The U-Do Museum building across the square takes a warmer register — sandy terracotta tones, rounded arches, a rosette-windowed tower draped in blue tile and outlined in white mosaic chip, its gold dome catching the midday sky. Between and around the buildings, ceramic columns in every configuration of colour — alternating rings of orange, teal, red, cobalt, white — function simultaneously as structural elements and as freestanding sculpture. The column is Hundertwasser’s most recurring motif: the column that should not match any other column, the column as a declaration of individual difference.

Flanking a brick-paved walkway between buildings, a processional of white classical figures — marble-effect reproductions of the Venus de Milo, draped female figures, and David-scale figures atop tall white plinths — cuts through the grounds in a straight line that feels incongruous within the park’s curvilinear logic. It’s the kind of collision this place thrives on: the classical European tradition standing at attention while everything around it refuses to sit still.

Inside the Blue Room

The Hundertwasser Exhibition occupies multiple levels inside the tower and its adjoining wing. Entrance is through a portico flanked by floor-to-ceiling ceramic columns in stacked bulb forms — orange, green, red, white — with a shallow oval skylight overhead. Through the glass doors, the circular interior of the tower unfolds under a deep navy ceiling. Hanging columns descend from above. A large framed panel displays the text of Hundertwasser’s I Am a King — his declaration of the self’s sovereignty over the straight line, over the uniform, over the street that belongs to everyone and therefore to no one.

The larger exhibition wing opens into a double-height gallery with arched windows and a central mosaic column rising from a circular bench. One wall holds a large-scale reproduction of Hundertwasser’s painting — its teeming, flat-perspective city of faces and creatures and concentric spirals — beside a line-drawing portrait of the artist in profile, hat in place, building an impossible skyline on his own head. A glass vitrine nearby encloses a detailed architectural model of the park itself: the same wavy rooflines, the same domes, rendered in miniature with the same commitment to no two windows matching.

The interior staircase is a set piece in itself. Mosaic-tiled steps in terracotta and pale blue curl upward around a central stone and ceramic column, flanked by another floor-to-ceiling ceramic column, with a small rock garden settled into the well at the base. A round porthole window on the upper floor, punched through an interior wall, frames the gold dome of the U-Do Museum outside in a perfect circle — the building watching the building, the park folding back in on itself.


Empty on a Weekday

There were few people here. That fact carried its own atmosphere. A space this saturated with intention — this much mosaic, this many columns, this sustained an architectural argument over this much ground — deserves more traffic than it gets. The park lies at the southern end of Udo, slightly removed from the beaches and the ice cream stalls that generate the island’s foot traffic, and many visitors to Udo never arrive this far. Those who do tend to move through quickly, photographing the domes and leaving. The slower itinerary — the walk through the grounds, the time inside the tower, the staircase, the exit wall — belongs to almost no one on a weekday morning.
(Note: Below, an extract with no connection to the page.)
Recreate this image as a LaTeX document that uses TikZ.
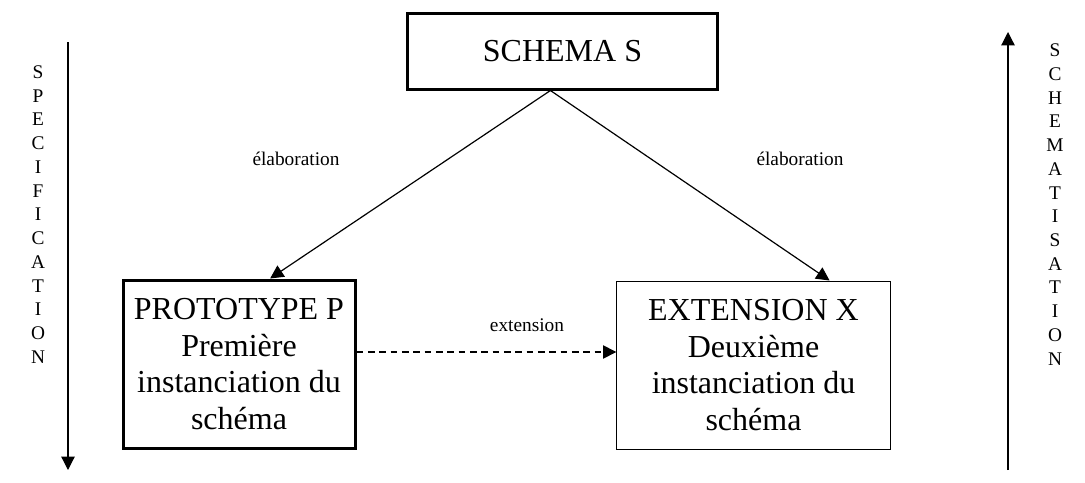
\documentclass[tikz,border=0pt]{standalone}
\usepackage{fontspec}
\setmainfont{Liberation Serif}
\usetikzlibrary{arrows.meta,positioning,calc}
\tikzset{
  boite/.style={draw,line width=0.75pt,align=center,inner sep=0pt,
                font=\fontsize{24}{27.6}\selectfont},
  boitegras/.style={boite,line width=2.25pt},
  fleche/.style={-{Triangle[length=10pt,width=10pt]},line width=0.9pt},
  pointille/.style={fleche,dash pattern=on 5pt off 3.5pt},
  etiquette/.style={font=\fontsize{14.5}{17}\selectfont,inner sep=1pt},
  colonne/.style={align=center,font=\fontsize{14.5}{17.8}\selectfont,inner sep=0pt},
}

\begin{document}
\begin{tikzpicture}[x=0.75pt,y=-0.75pt]
  \useasboundingbox (0,0) rectangle (1085,482);
  % les trois boites
  \node[boitegras,minimum width=233pt,minimum height=57pt] (S) at (562.5,51) {SCHEMA S};
  \node[boitegras,minimum width=174pt,minimum height=126pt] (P) at (239,364)
    {PROTOTYPE P\\Première\\instanciation du\\schéma};
  \node[boite,minimum width=205pt,minimum height=126pt] (X) at (753.5,365)
    {EXTENSION X\\Deuxième\\instanciation du\\schéma};
  % liens
  \draw[fleche] (S.253) -- (P.70);
  \draw[fleche] (S.253) -- (X.48);
  \draw[pointille] ([yshift=9pt]P.east) -- ([yshift=9pt]P.east -| X.west);
  \node[etiquette] (elabG) at (296,159) {élaboration};
  \node[etiquette] (elabD) at (800,159) {élaboration};
  \node[etiquette] (ext) at (527,325) {extension};
  % axes lateraux
  \coordinate (hautG) at (68,42);
  \coordinate (basG) at (68,470);
  \coordinate (basD) at (1008,470);
  \coordinate (hautD) at (1008,32);
  \draw[fleche] (hautG) -- (basG);
  \draw[fleche] (basD) -- (hautD);
  \node[colonne] (spec) at (38,214.5) {S\\P\\E\\C\\I\\F\\I\\C\\A\\T\\I\\O\\N};
  \node[colonne] (schem) at (1055,204.5) {S\\C\\H\\E\\M\\A\\T\\I\\S\\A\\T\\I\\O\\N};
\end{tikzpicture}
\end{document}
The exit sends visitors out through a curved white wall lined with three shuttered doors, each canopied in blue mosaic tile. Painted above them in blocky letters: YOU ARE A GUEST OF NATURE. SEE YOU AGAIN. It reads as farewell and as correction, simultaneously.

On the Grounds

Beyond the museum complex, Hundertwasser Hills — the resort accommodation — stretches across the hillside in low-profile Mediterranean-style villas: white render, terracotta tile, arched windows, palm trees caught mid-lean in the coastal wind. The resort operates separately from the museum, and its attached café (Hundertwasser Winds, with views toward Seongsan Ilchulbong) will be covered in a separate post. The grounds between all of this — gently rolling turf, cobblestone paths, lawn sculptures, a yellow slingshot swing — provide the connective tissue of the park, and enough open space to feel the wind coming in off Jeju Strait.


Hundertwasser Park
Address: 32-12 Udo Haean-gil, Udo-myeon, Jeju-si, Jeju
Hours: 9:30 AM – 6:00 PM (last entry 5:00 PM), open year-round
Admission: Adults 22,000 KRW / Youth 15,000 KRW / Children 11,000 KRW
Website: hundertwasserpark.co.kr


You are a guest of nature. The island knows.